The Road to Recovery, Part 4

When last we spoke, I'd just undergone surgery to repair my blown out L4-L5 disk. 

Think about the coziest, most comfortable sleep you've ever had. Now envision someone shaking you awake because it's time to go to some horrific amalgamation of school AND work, and for some reason it's freezing cold and you're already burdened by the knowledge that you'll never sleep this soundly again in your life.

That's what waking up in recovery was like. 

According to my various nurses and handlers, I took a little longer than usual to shake off the anesthetic. This is unsurprising to anyone who knows me and is familiar with the fact that I can sleep 'til 2:30p on a Saturday if left to my own devices. But I guess when you're pumped full of sedatives that very rarely cause people to lapse into comas and die, they get sort of antsy about that stuff. So they shook me awake and I mostly lied there moaning for a few minutes as consciousness slowly creeped in, tingling, from the margins of my brain.

Kat was already there, and if I'm being 100% honest did not look as concerned as I would've liked. But that just speaks to her optimism and my need to constantly be the center of attention, even when I'm obviously already the center of attention because she's sitting there staring at me as I wake from surgery. 

As I slowly became more and more aware of my corporeal existence, various little agonies crept into my consciousness. Nerve fibers began checking in with damage reports and status updates and my brain dutifully logged them all even though at that moment of time I couldn't have been bothered to roll over if I were on fire. The surgical site was still heavily-medicated and registered only as a dull, constant ache that seared into blinding brightness if I tried to shift my position. But one area was noticeably absent: all that terrible electric shock agony I'd had in my lower back, ass, and leg was gone. Completely and totally gone.

Ever waiting for the other shoe to drop, I chastised myself for a momentary glimpse of optimism; I just knew that was because I still had anesthetic coursing through my veins. Once it wore off I would still have the pain. The doctor had even warned me the surgery might not fix it all. But as I became more and more aware of my body I realized that no, there wasn't anything there lurking. I was fixed. Completely!

Well, not completely. I had a 3-4 inch incision in my back where a doctor had reached in, shoved all my fat and muscle to one side, cut a chunk of my back bone out, and scraped out a bunch of cartilage and goo. So that part hurt a bit. Lucky for me my nurse was hellbent on getting me out of the hospital immediately, so he forced me to stand and walk around the recovery room, thus demonstrating that I could be kicked out of the hospital.

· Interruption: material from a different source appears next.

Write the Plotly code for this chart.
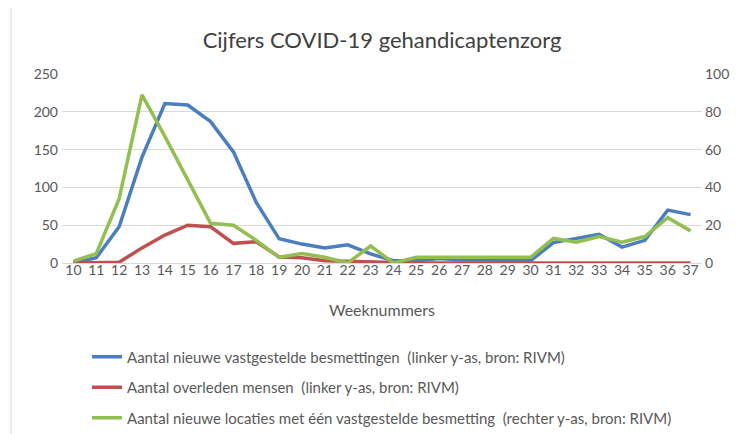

But I couldn't just pop right up and stand. I had to learn the log roll. Twisting, bending, and related activities are not recommended when you've got stitches keeping your innards from blowing out your back. So I had to bring my knees up, tense my abdominal muscles, and roll while keeping my body as straight as possible to bring myself onto my side. Then more tensing and pushing myself up to a sitting position. Then a pause for breath, more tensing of muscles, and I could slowly, wincingly hoist myself to a position approximating standing. Sorta like this

It was slow and painful, but I was technically mobile. After a couple laps around the recovery room, some halting urination to prove everything still worked after all the meds, and one brief pause where I felt like I was gonna black out because I still had some sleepy-time gas to cough up, I was released and gingerly forced into the passenger seat of our car so Kat could drive me home while I winced and whined at every bump in the road because why would I miss an opportunity to make the person who loves me more than anything feel bad.

Before long I was home and right back into my normal routine. Assuming my normal routine was lying stiffly in bed and trying not to twist or bend while periodically standing to pop Percocet and try to shuffle a lap around my kitchen. I was almost back!